REQUIREMENT |
Go through the entries below and copy each line containing the word "matplotlib".

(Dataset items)
▬▬▬▬▬▬

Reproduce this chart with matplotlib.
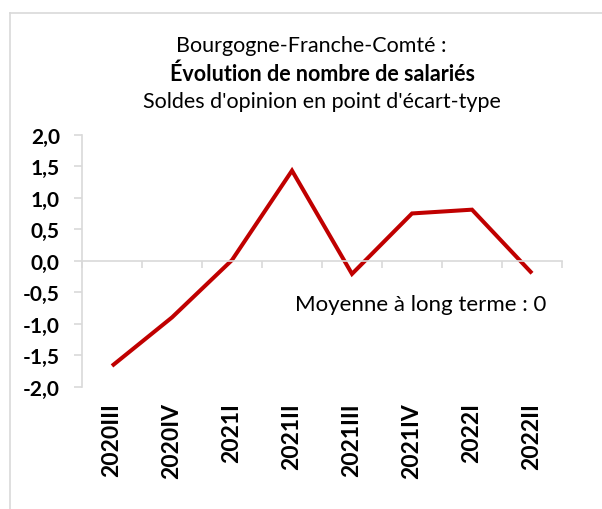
import matplotlib
matplotlib.use("Agg")
import matplotlib.pyplot as plt
from matplotlib.lines import Line2D
from matplotlib.ticker import FixedLocator, FuncFormatter

plt.rcParams['font.family'] = ['Lato', 'DejaVu Sans']

categories = ["2020III", "2020IV", "2021I", "2021II", "2021III", "2021IV", "2022I", "2022II"]
values = [-1.67, -0.90, 0.01, 1.43, -0.21, 0.75, 0.81, -0.20]
yticks = [-2.0, -1.5, -1.0, -0.5, 0.0, 0.5, 1.0, 1.5, 2.0]

W, H = 602, 510
fig = plt.figure(figsize=(W / 100, H / 100), dpi=100)

# chart border
grey = "#d9d9d9"
x0, y0 = 10 / W, 1 - 13.5 / H
fig.add_artist(Line2D([x0, 1.01], [y0, y0], color=grey, lw=1.2, transform=fig.transFigure))
fig.add_artist(Line2D([x0, x0], [y0, -0.01], color=grey, lw=1.2, transform=fig.transFigure))

left, right = 82 / W, 562 / W
top, bottom = 1 - 135.7 / H, 1 - 387.7 / H
ax = fig.add_axes([left, bottom, right - left, top - bottom])

xs = list(range(len(categories)))
ax.plot(xs, values, color="#c00000", lw=2.9, solid_joinstyle="miter", solid_capstyle="butt")

ax.set_xlim(-0.5, len(categories) - 0.5)
ax.set_ylim(-2.0, 2.0)

for s in ["top", "right"]:
    ax.spines[s].set_visible(False)
ax.spines["left"].set_color(grey)
ax.spines["left"].set_linewidth(1.2)
ax.spines["bottom"].set_position(("data", 0))
ax.spines["bottom"].set_color(grey)
ax.spines["bottom"].set_linewidth(1.2)

ax.yaxis.set_major_locator(FixedLocator(yticks))
ax.yaxis.set_major_formatter(FuncFormatter(lambda v, p: f"{v:.1f}".replace(".", ",").replace("-0,0", "0,0")))
ax.tick_params(axis="y", direction="out", length=6, width=1.2, color=grey, pad=10,
               labelsize=15)
for lab in ax.get_yticklabels():
    lab.set_fontweight("bold")

bounds = [i - 0.5 for i in range(len(categories) + 1)]
ax.set_xticks(bounds)
ax.set_xticklabels([])
ax.tick_params(axis="x", direction="out", length=5, width=1.2, color=grey)

sec = ax.secondary_xaxis(location=0)
sec.set_xticks(xs)
sec.set_xticklabels(categories, rotation=90, fontweight="bold", fontsize=16.5, va="top")
sec.tick_params(length=0, pad=11)
sec.spines["bottom"].set_visible(False)

ax.text(5.15, -0.69, "Moyenne à long terme : 0", ha="center", va="center", fontsize=16)

fig.text(311 / W, 1 - 46 / H, "Bourgogne-Franche-Comté :", ha="center", va="center", fontsize=15.5)
fig.text(323 / W, 1 - 74 / H, "Évolution de nombre de salariés", ha="center", va="center",
         fontsize=15.5, fontweight="bold")
fig.text(322 / W, 1 - 102 / H, "Soldes d'opinion en point d'écart-type", ha="center", va="center",
         fontsize=15.5)

fig.savefig("out.png", dpi=100)
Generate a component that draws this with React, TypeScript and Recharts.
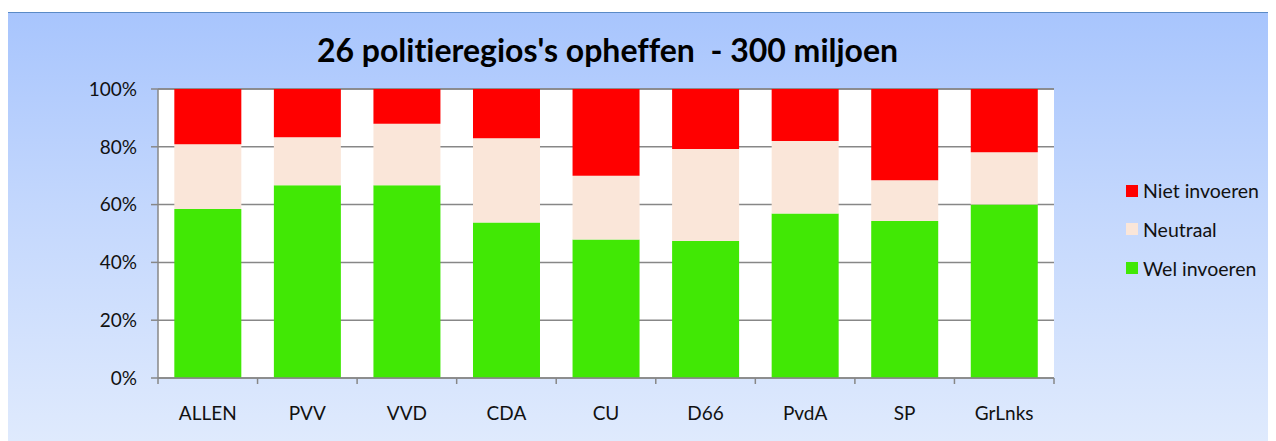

▬▬▬▬▬▬

RESULT FOR THIS TASK |
Reproduce this chart with matplotlib.
import matplotlib
matplotlib.use("Agg")
import matplotlib.pyplot as plt
from matplotlib.lines import Line2D
from matplotlib.ticker import FixedLocator, FuncFormatter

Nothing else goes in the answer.